New watchdog for Saltworks - Neighbor group forms to keep eye on salt ponds development

by Michelle Durand, San Mateo Daily Journal, 10/03/11

A new group opposing up to 12,000 homes on the former Cargill Saltworks site in Redwood City says it wants to reframe the debate as not just being between developers and environmentalists.

“There is a whole slew of quality of life issues if this project if approved that we just didn’t feel that was out there,” said Dan Ponti, co-chair of the newly formed Redwood City Neighbors United.

Ponti said he and other members were concerned developer DMB Associates was painting the opposition to its 50-50 Balanced Plan as only being fringe environmental groups from outside Redwood City.

“The implication is that nobody else minds except for these folks, but it’s a lot broader,” Ponti said.

David Lewis, executive director of nonprofit Save the Bay, said the environmental organization is pleased to welcome another opposing group.

“It’s one more demonstration of the Redwood City community’s deep opposition to this destructive development proposal,” Lewis said by e-mail.

Another residents group, Sustainable Redwood City, has been keeping an eye on the development process.
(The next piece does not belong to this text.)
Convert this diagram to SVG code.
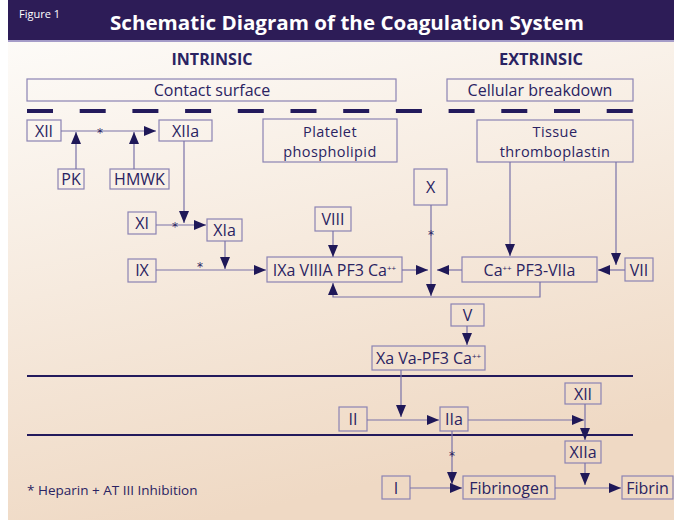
<svg xmlns="http://www.w3.org/2000/svg" width="674" height="520" viewBox="0 0 674 520">
<defs>
<linearGradient id="bg" x1="0" y1="0" x2="0.3" y2="1">
<stop offset="0" stop-color="#fdfbf8"/>
<stop offset="1" stop-color="#efd9c4"/>
</linearGradient>
<marker id="ah" markerUnits="userSpaceOnUse" markerWidth="12" markerHeight="10" refX="12" refY="5" orient="auto">
<path d="M0,0 L12,5 L0,10 z" fill="#1f1858"/>
</marker>
<style>
.box{fill:none;stroke:#8b83b3;stroke-width:1.2}
.t{font-family:"Open Sans","Liberation Sans",sans-serif;font-size:16px;fill:#2a2362;text-anchor:middle}
.t2{font-size:14.5px;letter-spacing:0.4px}
.c{fill:none;stroke:#7a72a8;stroke-width:1.2;marker-end:url(#ah)}
.star{font-family:"DejaVu Sans",sans-serif;font-size:12px;fill:#2a2362;text-anchor:middle}
.sup{font-size:8px}
.h{font-family:"Open Sans","Liberation Sans",sans-serif;font-size:16.5px;font-weight:bold;fill:#2a2362;text-anchor:middle}
</style>
</defs>
<rect x="0" y="0" width="674" height="520" fill="#ffffff"/>
<rect x="8" y="40" width="666" height="480" fill="url(#bg)"/>
<rect x="8" y="0" width="666" height="40" fill="#2d1c57"/>
<rect x="8" y="40" width="666" height="2" fill="#a59cc8"/>
<text x="19" y="18" font-family="Open Sans, Liberation Sans, sans-serif" font-size="11" fill="#ffffff">Figure 1</text>
<text x="110" y="30" font-family="Open Sans, Liberation Sans, sans-serif" font-size="20" font-weight="bold" fill="#ffffff" textLength="474" lengthAdjust="spacingAndGlyphs">Schematic Diagram of the Coagulation System</text>
<text class="h" x="212" y="65" textLength="81" lengthAdjust="spacingAndGlyphs">INTRINSIC</text>
<text class="h" x="541" y="65" textLength="84" lengthAdjust="spacingAndGlyphs">EXTRINSIC</text>
<g id="contact"><rect class="box" x="27" y="79" width="369" height="22"/><text class="t" x="212" y="96">Contact surface</text></g>
<g id="cellular"><rect class="box" x="447" y="79" width="186" height="22"/><text class="t" x="540" y="96">Cellular breakdown</text></g>
<line x1="27" y1="111" x2="633" y2="111" stroke="#231a5c" stroke-width="4" stroke-dasharray="26 26.7"/>
<line x1="27" y1="376" x2="633" y2="376" stroke="#231a5c" stroke-width="2"/>
<line x1="27" y1="435" x2="633" y2="435" stroke="#231a5c" stroke-width="2"/>
<g id="xii"><rect class="box" x="27" y="120" width="34" height="21"/><text class="t" x="44" y="136.5">XII</text></g>
<g id="xiia"><rect class="box" x="159" y="120" width="53" height="21"/><text class="t" x="185.5" y="136.5">XIIa</text></g>
<g id="pk"><rect class="box" x="58" y="169" width="26" height="20"/><text class="t" x="71" y="185">PK</text></g>
<g id="hmwk"><rect class="box" x="110" y="169" width="59" height="20"/><text class="t" x="139.5" y="185">HMWK</text></g>
<g id="xi"><rect class="box" x="128" y="212" width="28" height="22"/><text class="t" x="142" y="228.5">XI</text></g>
<g id="xia"><rect class="box" x="207" y="219" width="35" height="22"/><text class="t" x="224.5" y="235.5">XIa</text></g>
<g id="ix"><rect class="box" x="128" y="259" width="28" height="23"/><text class="t" x="142" y="276">IX</text></g>
<g id="platelet"><rect class="box" x="263" y="119" width="134" height="43"/><text class="t t2" x="330" y="136.5">Platelet</text><text class="t t2" x="330" y="156.5">phospholipid</text></g>
<g id="viii"><rect class="box" x="315" y="207" width="36" height="24"/><text class="t" x="333" y="224.5">VIII</text></g>
<g id="ixa"><rect class="box" x="267" y="257" width="135" height="25"/><text class="t" x="334.5" y="275.5">IXa VIIIA PF3 Ca<tspan class="sup" dy="-5">++</tspan></text></g>
<g id="x"><rect class="box" x="414" y="169" width="33" height="36"/><text class="t" x="430.5" y="193">X</text></g>
<g id="tissue"><rect class="box" x="477" y="120" width="156" height="42"/><text class="t t2" x="555" y="137">Tissue</text><text class="t t2" x="555" y="157">thromboplastin</text></g>
<g id="ca"><rect class="box" x="462" y="257" width="135" height="25"/><text class="t" x="529.5" y="275.5">Ca<tspan class="sup" dy="-5">++</tspan><tspan dy="5"> PF3-VIIa</tspan></text></g>
<g id="vii"><rect class="box" x="625" y="258" width="28" height="23"/><text class="t" x="639" y="275.5">VII</text></g>
<g id="v"><rect class="box" x="451" y="304" width="33" height="22"/><text class="t" x="467.5" y="320.5">V</text></g>
<g id="xava"><rect class="box" x="372" y="346" width="113" height="24"/><text class="t" x="428.5" y="363.5">Xa Va-PF3 Ca<tspan class="sup" dy="-5">++</tspan></text></g>
<g id="ii"><rect class="box" x="339" y="407" width="28" height="24"/><text class="t" x="353" y="424.5">II</text></g>
<g id="iia"><rect class="box" x="440" y="407" width="28" height="24"/><text class="t" x="454" y="424.5">IIa</text></g>
<g id="xii2"><rect class="box" x="565" y="383" width="36" height="21"/><text class="t" x="583" y="399.5">XII</text></g>
<g id="xiia2"><rect class="box" x="565" y="441" width="36" height="22"/><text class="t" x="583" y="457.5">XIIa</text></g>
<g id="i"><rect class="box" x="382" y="476" width="28" height="23"/><text class="t" x="396" y="493.5">I</text></g>
<g id="fibrinogen"><rect class="box" x="463" y="476" width="92" height="23"/><text class="t" x="509" y="493.5">Fibrinogen</text></g>
<g id="fibrin"><rect class="box" x="622" y="476" width="51" height="23"/><text class="t" x="647.5" y="493.5">Fibrin</text></g>
<g id="connectors">
<line class="c" x1="61" y1="131" x2="156" y2="131"/>
<line class="c" x1="76" y1="169" x2="76" y2="132"/>
<line class="c" x1="134" y1="169" x2="134" y2="132"/>
<line class="c" x1="184" y1="141" x2="184" y2="223"/>
<line class="c" x1="156" y1="225" x2="206" y2="225"/>
<line class="c" x1="225" y1="241" x2="225" y2="269"/>
<line class="c" x1="156" y1="270" x2="266" y2="270"/>
<line class="c" x1="333" y1="231" x2="333" y2="257"/>
<line class="c" x1="402" y1="270" x2="428" y2="270"/>
<line class="c" x1="462" y1="270" x2="437" y2="270"/>
<line class="c" x1="431" y1="205" x2="431" y2="296"/>
<polyline class="c" points="540,282 540,297 333,297 333,283"/>
<line class="c" x1="510" y1="162" x2="510" y2="256"/>
<line class="c" x1="616" y1="162" x2="616" y2="265"/>
<line class="c" x1="625" y1="270" x2="598" y2="270"/>
<line class="c" x1="467" y1="326" x2="467" y2="345"/>
<line class="c" x1="401" y1="370" x2="401" y2="417"/>
<line class="c" x1="367" y1="420" x2="439" y2="420"/>
<line class="c" x1="468" y1="420" x2="584" y2="420"/>
<line class="c" x1="585" y1="404" x2="585" y2="440"/>
<line class="c" x1="452" y1="431" x2="452" y2="484"/>
<line class="c" x1="410" y1="488" x2="462" y2="488"/>
<line class="c" x1="555" y1="488" x2="621" y2="488"/>
<line class="c" x1="585" y1="463" x2="585" y2="485"/>
<text class="star" x="100" y="137">*</text>
<text class="star" x="175" y="231">*</text>
<text class="star" x="200" y="271">*</text>
<text class="star" x="431" y="239">*</text>
<text class="star" x="452" y="460">*</text>
</g>
<text x="27" y="495" font-family="Open Sans, Liberation Sans, sans-serif" font-size="13.5" fill="#2a2362">* Heparin + AT III Inhibition</text>
</svg>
Lou Covey, co-founder of Sustainable Redwood City, had yet to hear of the new group and said more discussion is always a good thing. He wondered, however, why there was a need.

“It seems like this is going to take resources and time and funding away from other groups that are already involved unless of course they are planning to get additional funds,” Covey said.

Representatives from Friends of Redwood City, another grassroots group that fought previous Bayfront developments, could not be reached for comment.

Ponti ballparked membership at an initial 100 but growing. The group has established a website and is currently funded by in-kind donations but will hopefully be able in the future to accept more so the effort is sustainable, he said.

The group plans to raise awareness of the plan and its impacts through attendance at community events, one-on-one outreach to the business community and other communication, Ponti said.

The group does not have a uniform opinion on what, if anything, should go on the site but Ponti said the effort is to take the project off the table completely so that conversation can take place.

The community helped craft a general plan that wants to handle growth by putting residents on the transit corridor and downtown but the Cargill plan flies in its face, he said.

“You’re completely turning that general plan on its head,” he said.

The proposed development plan calls for 50 percent of the 1,436-acre site to be preserved for permanent open space, public recreation and tidal marsh restoration and the remaining half be developed into housing, schools, parks and retail and transit facilities. The site could house up to 12,000 housing units.

RCNU argues the development’s impacts include traffic gridlock, uncertain water supplies, loss of wetlands and infrastructure maintenance costs.

“How is it smart growth to put 30,000 people out on an isolated salt pond, behind a massive flood levee when we’re facing rising sea levels? And how does building a whole new commercial district help to revive Redwood City’s downtown?,” co-chair Ramona Ambrozic said in a prepared statement.